## Radar Chart: Model Performance Comparison
### Overview
The image is a radar chart comparing the performance of two models, "Pythia-1.4B" and "PonderingPythia-1.4B", across several categories: Writing, Roleplay, Reasoning, Math, Coding, Extraction, STEM, and Humanities.
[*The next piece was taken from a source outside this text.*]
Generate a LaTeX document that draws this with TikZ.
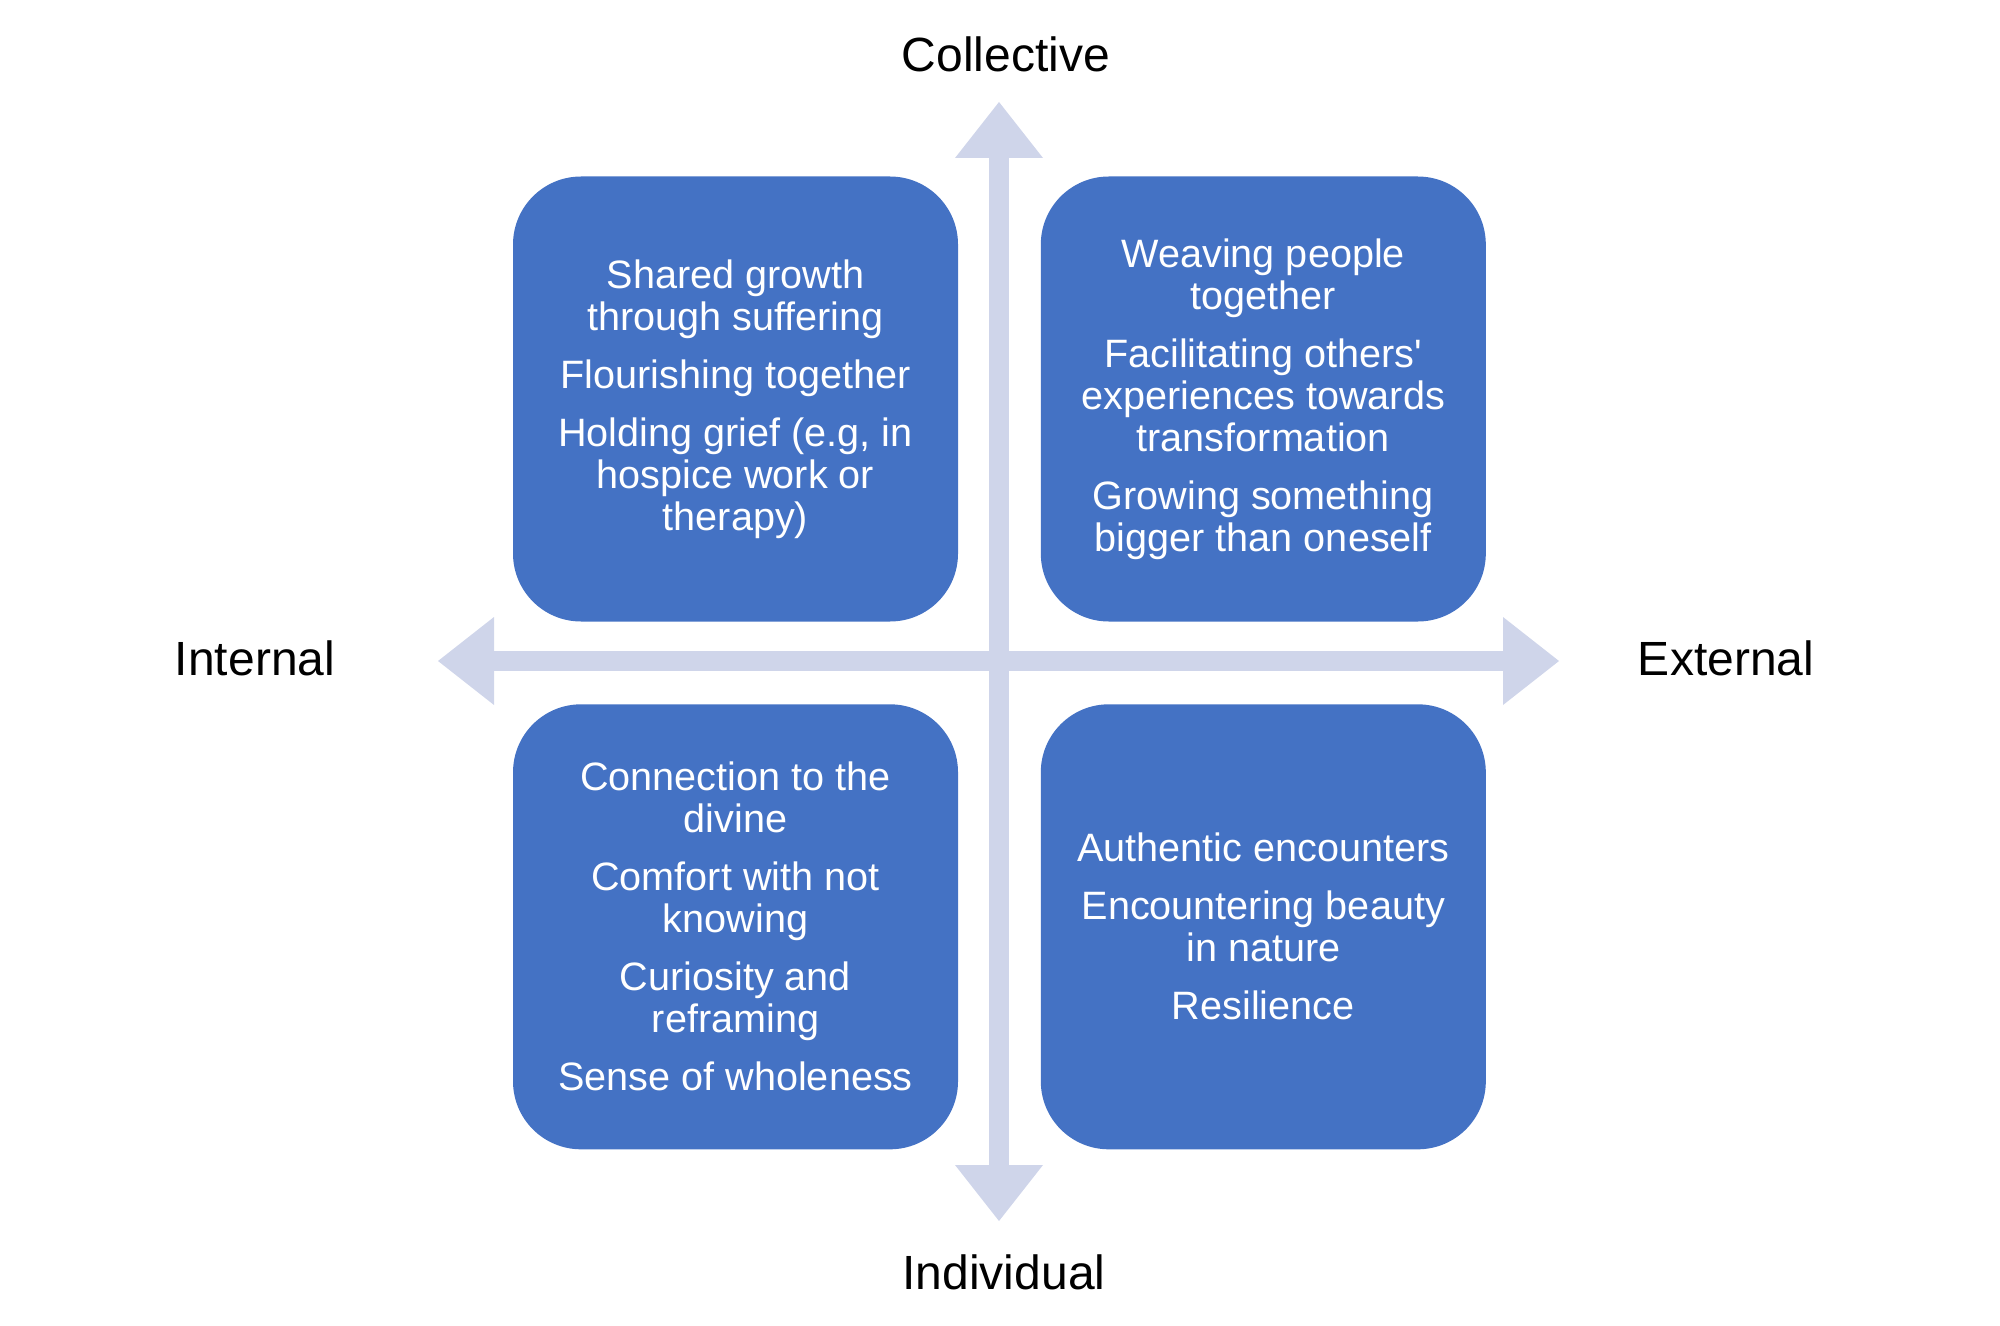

The chart visualizes the strengths and weaknesses of each model in these different areas.
### Components/Axes
* **Axes:** The chart has eight axes, each representing a different category: Writing, Roleplay, Reasoning, Math, Coding, Extraction, STEM, and Humanities.
* **Scale:** The radial scale ranges from 0 to 3.5, with increments of 0.5.
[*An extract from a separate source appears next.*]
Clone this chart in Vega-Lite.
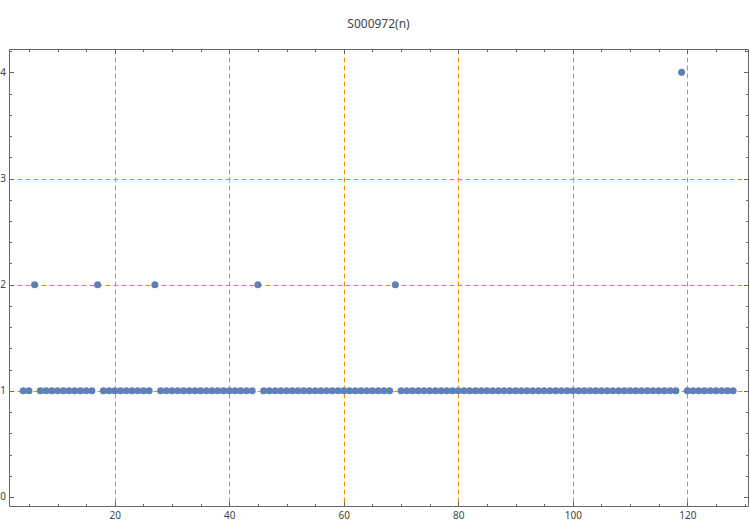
{
  "$schema": "https://vega.github.io/schema/vega-lite/v6.json",
  "autosize": "none",
  "width": 739,
  "height": 457,
  "padding": {"left": 9, "top": 49, "right": 2, "bottom": 18},
  "title": {"text": "S000972(n)", "anchor": "middle", "frame": "group", "fontSize": 12, "fontWeight": "normal", "color": "#444", "font": "Noto Sans", "offset": 18},
  "config": {
    "view": {"stroke": "#666", "strokeWidth": 1},
    "axis": {"domain": false, "tickColor": "#666", "labelColor": "#444", "labelFont": "Noto Sans", "labelFontSize": 10, "grid": false, "ticks": true, "tickWidth": 1,
             "gridColor": "#F28C00", "gridDash": [5,3], "gridWidth": 1, "gridOpacity": 1}
  },
  "data": {"values": [
    {"n":4,"v":1},{"n":5,"v":1},{"n":6,"v":2},{"n":7,"v":1},{"n":8,"v":1},{"n":9,"v":1},{"n":10,"v":1},{"n":11,"v":1},{"n":12,"v":1},{"n":13,"v":1},{"n":14,"v":1},{"n":15,"v":1},{"n":16,"v":1},{"n":17,"v":2},{"n":18,"v":1},{"n":19,"v":1},{"n":20,"v":1},{"n":21,"v":1},{"n":22,"v":1},{"n":23,"v":1},{"n":24,"v":1},{"n":25,"v":1},{"n":26,"v":1},{"n":27,"v":2},{"n":28,"v":1},{"n":29,"v":1},{"n":30,"v":1},{"n":31,"v":1},{"n":32,"v":1},{"n":33,"v":1},{"n":34,"v":1},{"n":35,"v":1},{"n":36,"v":1},{"n":37,"v":1},{"n":38,"v":1},{"n":39,"v":1},{"n":40,"v":1},{"n":41,"v":1},{"n":42,"v":1},{"n":43,"v":1},{"n":44,"v":1},{"n":45,"v":2},{"n":46,"v":1},{"n":47,"v":1},{"n":48,"v":1},{"n":49,"v":1},{"n":50,"v":1},{"n":51,"v":1},{"n":52,"v":1},{"n":53,"v":1},{"n":54,"v":1},{"n":55,"v":1},{"n":56,"v":1},{"n":57,"v":1},{"n":58,"v":1},{"n":59,"v":1},{"n":60,"v":1},{"n":61,"v":1},{"n":62,"v":1},{"n":63,"v":1},{"n":64,"v":1},{"n":65,"v":1},{"n":66,"v":1},{"n":67,"v":1},{"n":68,"v":1},{"n":69,"v":2},{"n":70,"v":1},{"n":71,"v":1},{"n":72,"v":1},{"n":73,"v":1},{"n":74,"v":1},{"n":75,"v":1},{"n":76,"v":1},{"n":77,"v":1},{"n":78,"v":1},{"n":79,"v":1},{"n":80,"v":1},{"n":81,"v":1},{"n":82,"v":1},{"n":83,"v":1},{"n":84,"v":1},{"n":85,"v":1},{"n":86,"v":1},{"n":87,"v":1},{"n":88,"v":1},{"n":89,"v":1},{"n":90,"v":1},{"n":91,"v":1},{"n":92,"v":1},{"n":93,"v":1},{"n":94,"v":1},{"n":95,"v":1},{"n":96,"v":1},{"n":97,"v":1},{"n":98,"v":1},{"n":99,"v":1},{"n":100,"v":1},{"n":101,"v":1},{"n":102,"v":1},{"n":103,"v":1},{"n":104,"v":1},{"n":105,"v":1},{"n":106,"v":1},{"n":107,"v":1},{"n":108,"v":1},{"n":109,"v":1},{"n":110,"v":1},{"n":111,"v":1},{"n":112,"v":1},{"n":113,"v":1},{"n":114,"v":1},{"n":115,"v":1},{"n":116,"v":1},{"n":117,"v":1},{"n":118,"v":1},{"n":119,"v":4},{"n":120,"v":1},{"n":121,"v":1},{"n":122,"v":1},{"n":123,"v":1},{"n":124,"v":1},{"n":125,"v":1},{"n":126,"v":1},{"n":127,"v":1},{"n":128,"v":1}
  ]},
  "layer": [
    {
      "mark": {"type": "point", "opacity": 0},
      "encoding": {
        "x": {"field": "n", "type": "quantitative", "scale": {"domain": [1.52, 130.6], "nice": false, "zero": false},
              "axis": {"orient": "bottom", "title": null, "labels": false, "ticks": false, "grid": true, "values": [20,40,60,80,100,120]}},
        "y": {"field": "v", "type": "quantitative", "scale": {"domain": [-0.085, 4.22], "nice": false, "zero": false},
              "axis": {"orient": "left", "title": null, "labels": false, "ticks": false, "grid": true, "values": [1,2,3]}}
      }
    },
    {
      "mark": {"type": "point", "opacity": 0},
      "encoding": {
        "x": {"field": "n", "type": "quantitative", "scale": {"domain": [1.52, 130.6], "nice": false, "zero": false},
              "axis": {"orient": "bottom", "title": null, "labels": false, "values": [5,10,15,25,30,35,45,50,55,65,70,75,85,90,95,105,110,115,125,130], "tickSize": -2.5}},
        "y": {"field": "v", "type": "quantitative", "scale": {"domain": [-0.085, 4.22], "nice": false, "zero": false},
              "axis": {"orient": "left", "title": null, "labels": false, "values": [0.2,0.4,0.6,0.8,1.2,1.4,1.6,1.8,2.2,2.4,2.6,2.8,3.2,3.4,3.6,3.8,4.2], "tickSize": -2.5}}
      }
    },
    {
      "mark": {"type": "point", "opacity": 0},
      "encoding": {
        "x": {"field": "n", "type": "quantitative", "scale": {"domain": [1.52, 130.6], "nice": false, "zero": false},
              "axis": {"orient": "top", "title": null, "labels": false, "values": [5,10,15,20,25,30,35,40,45,50,55,60,65,70,75,80,85,90,95,100,105,110,115,120,125,130], "tickSize": -2.5}},
        "y": {"field": "v", "type": "quantitative", "scale": {"domain": [-0.085, 4.22], "nice": false, "zero": false},
              "axis": {"orient": "right", "title": null, "labels": false, "values": [0,0.2,0.4,0.6,0.8,1,1.2,1.4,1.6,1.8,2,2.2,2.4,2.6,2.8,3,3.2,3.4,3.6,3.8,4,4.2], "tickSize": -2.5}}
      }
    },
    {
      "mark": {"type": "point", "opacity": 0},
      "encoding": {
        "x": {"field": "n", "type": "quantitative", "scale": {"domain": [1.52, 130.6], "nice": false, "zero": false},
              "axis": {"orient": "top", "title": null, "labels": false, "values": [20,40,60,80,100,120], "tickSize": -4.5}},
        "y": {"field": "v", "type": "quantitative", "scale": {"domain": [-0.085, 4.22], "nice": false, "zero": false},
              "axis": {"orient": "right", "title": null, "labels": false, "values": [0,1,2,3,4], "tickSize": -4.5}}
      }
    },
    {
      "mark": {"type": "circle", "size": 50, "color": "#5E81B5", "opacity": 1},
      "encoding": {
        "x": {"field": "n", "type": "quantitative", "scale": {"domain": [1.52, 130.6], "nice": false, "zero": false},
              "axis": {"orient": "bottom", "title": null, "values": [20,40,60,80,100,120], "format": "d", "tickSize": -4.5, "labelPadding": 9}},
        "y": {"field": "v", "type": "quantitative", "scale": {"domain": [-0.085, 4.22], "nice": false, "zero": false},
              "axis": {"orient": "left", "title": null, "values": [0,1,2,3,4], "format": "d", "tickSize": -4.5, "labelPadding": 8}}
      }
    }
  ],
  "resolve": {"axis": {"x": "independent", "y": "independent"}}
}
* **Legend:** Located at the bottom of the chart:
* Blue line: Pythia-1.4B, avg score = 2.2
* Green line: PonderingPythia-1.4B, avg score = 2.75
### Detailed Analysis
* **Pythia-1.4B (Blue Line):**
* Writing: Approximately 2.0
* Roleplay: Approximately 2.3
* Reasoning: Approximately 2.3
* Math: Approximately 1.8
* Coding: Approximately 1.2
* Extraction: Approximately 1.5
* STEM: Approximately 1.7
* Humanities: Approximately 1.8
The Pythia-1.4B model shows relatively consistent performance across all categories, with slightly higher scores in Roleplay and Reasoning.
* **PonderingPythia-1.4B (Green Line):**
* Writing: Approximately 3.5
* Roleplay: Approximately 3.0
* Reasoning: Approximately 2.5
* Math: Approximately 1.9
* Coding: Approximately 1.4
* Extraction: Approximately 1.0
* STEM: Approximately 2.5
* Humanities: Approximately 3.0
The PonderingPythia-1.4B model excels in Writing, Roleplay, Humanities, and STEM, but performs relatively weaker in Extraction and Coding.
### Key Observations
* PonderingPythia-1.4B consistently outperforms Pythia-1.4B in Writing, Roleplay, Humanities, and STEM.
* Both models have relatively lower scores in Coding and Extraction.
* PonderingPythia-1.4B has a higher average score (2.75) compared to Pythia-1.4B (2.2).
### Interpretation
The radar chart provides a clear visual comparison of the two models' capabilities across different domains. PonderingPythia-1.4B appears to be a more versatile model, particularly strong in creative and knowledge-based tasks (Writing, Roleplay, Humanities) and STEM, while Pythia-1.4B offers a more balanced performance profile. The lower scores in Coding and Extraction for both models suggest potential areas for improvement in future iterations. The higher average score of PonderingPythia-1.4B indicates that it is generally a better-performing model overall.